For Christians, an answer to the question “Who is my neighbor?” is essential to understanding how the Christian faith is to be lived in real time. Are the people in the caravan inching northward my neighbors? Rod Dreher, a popular voice of conservative Christianity, reflected on this recently.

How (Not) To Think About The Caravan

The Bible tells Christians to love their neighbors as they love themselves. But who is their neighbor? The man next door? Yes. The people who live across town? Surely. Those who live in another part of their country? Okay. People from another country who want to settle in their country? Erm . . .

If everybody is your neighbor, then nobody is.

A neat trick, one that makes a certain amount of sense in that it defines “neighbor” in terms of those who are closest to me, with “neighbor-ness” diminishing according to geographical distance and human-made national boundaries. The German National Church would have approved.
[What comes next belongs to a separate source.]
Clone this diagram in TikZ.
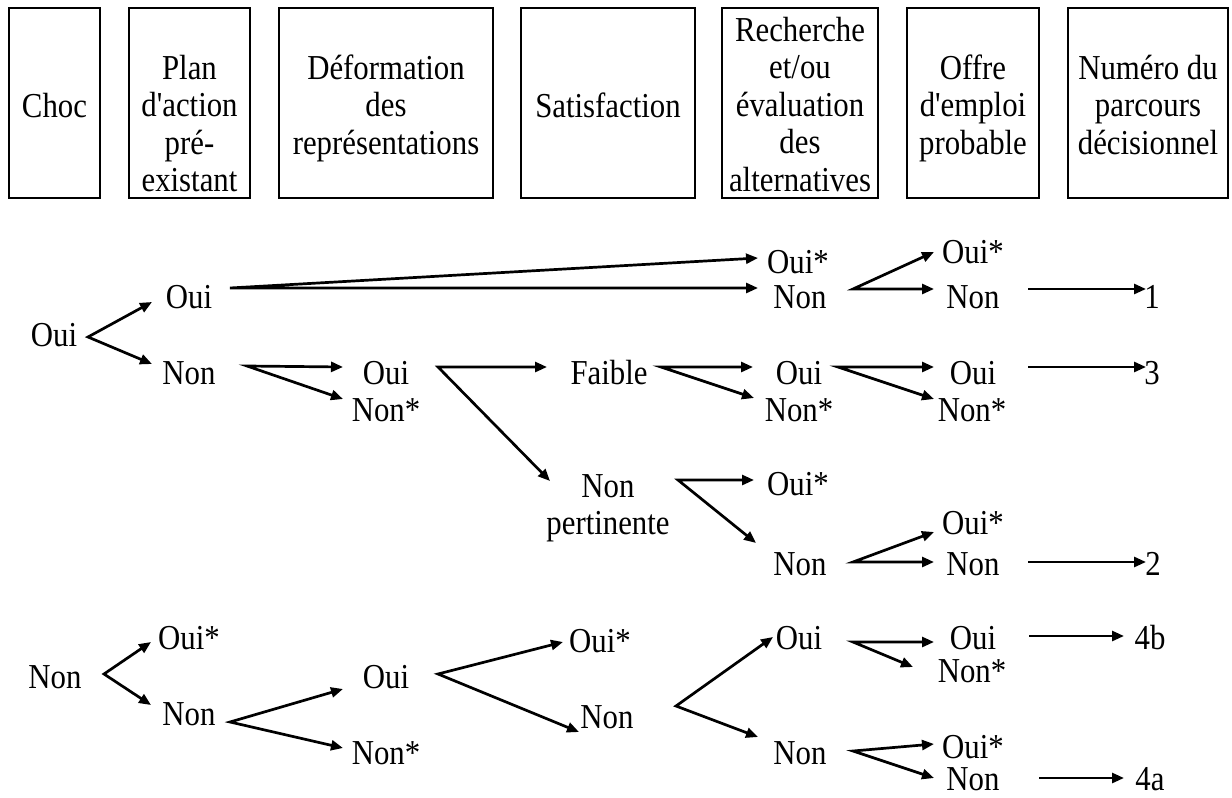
\documentclass[tikz,border=0pt]{standalone}
\usepackage{fontspec}
\setmainfont{Liberation Serif}[FakeStretch=0.88, Ligatures=TeXOff]
\usetikzlibrary{arrows.meta}
\tikzset{
  lab/.style={font=\fontsize{35}{37.5}\selectfont, inner sep=0pt, anchor=base},
  boxtxt/.style={font=\fontsize{35}{37.5}\selectfont, inner sep=0pt, anchor=north, align=center},
  hdr/.style={draw, line width=2.3pt, minimum height=190pt, inner sep=0pt},
  arr/.style={line width=2.7pt, -{Triangle[length=12pt,width=10pt]}},
  fork/.style={line width=2.7pt, line join=miter, {Triangle[length=12pt,width=10pt]}-{Triangle[length=12pt,width=10pt]}}
}
\newcommand{\mystr}{\strut}
\begin{document}
\begin{tikzpicture}[x=1pt,y=-1pt]
\useasboundingbox (0,0) rectangle (1232,798);
% header boxes
\node[hdr, minimum width=91pt]  (bChoc)  at (54.5,103) {};
\node[hdr, minimum width=121pt] (bPlan)  at (189.5,103) {};
\node[hdr, minimum width=214pt] (bDef)   at (386,103) {};
\node[hdr, minimum width=174pt] (bSat)   at (608,103) {};
\node[hdr, minimum width=156pt] (bRech)  at (800,103) {};
\node[hdr, minimum width=132pt] (bOffre) at (973,103) {};
\node[hdr, minimum width=160pt] (bNum)   at (1148,103) {};
\node[boxtxt] (tChoc)  at (54.5,90.75) {\mystr Choc};
\node[boxtxt] (tPlan)  at (189.5,52.75) {\mystr Plan\\\mystr d'action\\\mystr pré-\\\mystr existant};
\node[boxtxt] (tDef)   at (386,52.75) {\mystr Déformation\\\mystr des\\\mystr représentations};
\node[boxtxt] (tSat)   at (608,90.75) {\mystr Satisfaction};
\node[boxtxt] (tRech)  at (800,14.75) {\mystr Recherche\\\mystr et/ou\\\mystr évaluation\\\mystr des\\\mystr alternatives};
\node[boxtxt] (tOffre) at (973,52.75) {\mystr Offre\\\mystr d'emploi\\\mystr probable};
\node[boxtxt] (tNum)   at (1148,52.75) {\mystr Numéro du\\\mystr parcours\\\mystr décisionnel};
% top tree labels
\node[lab] (r1)  at (54,346) {Oui};
\node[lab] (n1o) at (189,308) {Oui};
\node[lab] (n1n) at (189,384) {Non};
\node[lab] (n2o) at (386,384) {Oui};
\node[lab] (n2n) at (386,421) {Non*};
\node[lab] (nFa) at (609,384) {Faible};
\node[boxtxt] (nNP) at (608,470.75) {\mystr Non\\\mystr pertinente};
\node[lab] (n4a) at (798,273) {Oui*};
\node[lab] (n4b) at (800,308) {Non};
\node[lab] (n4c) at (799,384) {Oui};
\node[lab] (n4d) at (799,421) {Non*};
\node[lab] (n4e) at (798,495) {Oui*};
\node[lab] (n4f) at (800,575) {Non};
\node[lab] (n5a) at (973,263) {Oui*};
\node[lab] (n5b) at (973,308) {Non};
\node[lab] (n5c) at (973,384) {Oui};
\node[lab] (n5d) at (972,421) {Non*};
\node[lab] (n5e) at (973,534) {Oui*};
\node[lab] (n5f) at (973,575) {Non};
\node[lab] (e1) at (1152,308) {1};
\node[lab] (e3) at (1152,384) {3};
\node[lab] (e2) at (1153,575) {2};
% bottom tree labels
\node[lab] (r2)  at (55,688) {Non};
\node[lab] (m1a) at (189,649) {Oui*};
\node[lab] (m1b) at (189,725) {Non};
\node[lab] (m2a) at (386,688) {Oui};
\node[lab] (m2b) at (386,764) {Non*};
\node[lab] (m3a) at (600,652) {Oui*};
\node[lab] (m3b) at (607,728) {Non};
\node[lab] (m4a) at (799,649) {Oui};
\node[lab] (m4b) at (800,764) {Non};
\node[lab] (m5a) at (973,649) {Oui};
\node[lab] (m5b) at (972,682) {Non*};
\node[lab] (m5c) at (973,758) {Oui*};
\node[lab] (m5d) at (973,790) {Non};
\node[lab] (e4b) at (1150,649) {4b};
\node[lab] (e4a) at (1150,790) {4a};
% connector points
\coordinate (s0) at (88,337);   \coordinate (t0a) at (152,302); \coordinate (t0b) at (152,364);
\coordinate (s1a) at (230,288); \coordinate (t1a) at (758,258); \coordinate (t1b) at (758,288);
\coordinate (s1b) at (247,366); \coordinate (t1c) at (343,367); \coordinate (t1d) at (343,399);
\coordinate (s2) at (438,367);  \coordinate (t2a) at (547,367); \coordinate (t2b) at (550,481);
\coordinate (s3) at (661,367);  \coordinate (t3a) at (753,367); \coordinate (t3b) at (754,398);
\coordinate (s4c) at (838,367); \coordinate (t4a) at (934,367); \coordinate (t4b) at (934,399);
\coordinate (s5c) at (1028,367); \coordinate (t5c) at (1146,367);
\coordinate (s4b) at (853,289); \coordinate (t4c) at (934,252); \coordinate (t4d) at (934,289);
\coordinate (s5b) at (1028,289); \coordinate (t5b) at (1146,289);
\coordinate (sNP) at (678,480); \coordinate (tNPa) at (754,480); \coordinate (tNPb) at (756,543);
\coordinate (s4f) at (853,562); \coordinate (t4e) at (934,532); \coordinate (t4f) at (934,562);
\coordinate (s5f) at (1028,562); \coordinate (t5f) at (1146,562);
\coordinate (u0) at (104,674);  \coordinate (v0a) at (151,642); \coordinate (v0b) at (151,705);
\coordinate (u1) at (230,722);  \coordinate (v1a) at (343,689); \coordinate (v1b) at (343,748);
\coordinate (u2) at (438,674);  \coordinate (v2a) at (563,642); \coordinate (v2b) at (579,732);
\coordinate (u3) at (676,706);  \coordinate (v3a) at (773,637); \coordinate (v3b) at (758,737);
\coordinate (u4a) at (853,642); \coordinate (v4a) at (934,642); \coordinate (v4b) at (913,667);
\coordinate (u5a) at (1029,636); \coordinate (v5a) at (1124,636);
\coordinate (u4b) at (853,751); \coordinate (v4c) at (934,744); \coordinate (v4d) at (934,778);
\coordinate (u5d) at (1039,778); \coordinate (v5d) at (1124,778);
% connectors top
\draw[fork] (t0a) -- (s0) -- (t0b);
\draw[fork] (t1a) -- (s1a) -- (t1b);
\draw[fork] (t1c) -- (s1b) -- (t1d);
\draw[fork] (t2a) -- (s2) -- (t2b);
\draw[fork] (t3a) -- (s3) -- (t3b);
\draw[fork] (t4a) -- (s4c) -- (t4b);
\draw[arr] (s5c) -- (t5c);
\draw[fork] (t4c) -- (s4b) -- (t4d);
\draw[arr] (s5b) -- (t5b);
\draw[fork] (tNPa) -- (sNP) -- (tNPb);
\draw[fork] (t4e) -- (s4f) -- (t4f);
\draw[arr] (s5f) -- (t5f);
% connectors bottom
\draw[fork] (v0a) -- (u0) -- (v0b);
\draw[fork] (v1a) -- (u1) -- (v1b);
\draw[fork] (v2a) -- (u2) -- (v2b);
\draw[fork] (v3a) -- (u3) -- (v3b);
\draw[fork] (v4a) -- (u4a) -- (v4b);
\draw[arr] (u5a) -- (v5a);
\draw[fork] (v4c) -- (u4b) -- (v4d);
\draw[arr] (u5d) -- (v5d);
\end{tikzpicture}
\end{document}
But when Jesus was asked “Who is my neighbor?”, he answered with a story so direct and clear that its message can hardly be misconstrued. The Samaritan recognized the damaged man in the ditch as his neighbor, even though he had every reason to treat the man as the “Other.” Our neighbor is any person in need whom we have the capacity and wherewithal to help—nationality, religious conviction, gender, race, and all the other common ways in which we tend to define the “Other” are irrelevant.

Those who claim to be Christian should recognize the people in the caravan as their neighbors and act accordingly. That requires rejecting the temptations of xenophobic and nationalistic tendencies. That requires rejecting the fear and suspicion that enable and empower those tendencies. “Christian nationalism” is an oxymoron. No one ever said the life of following Jesus would be easy or safe.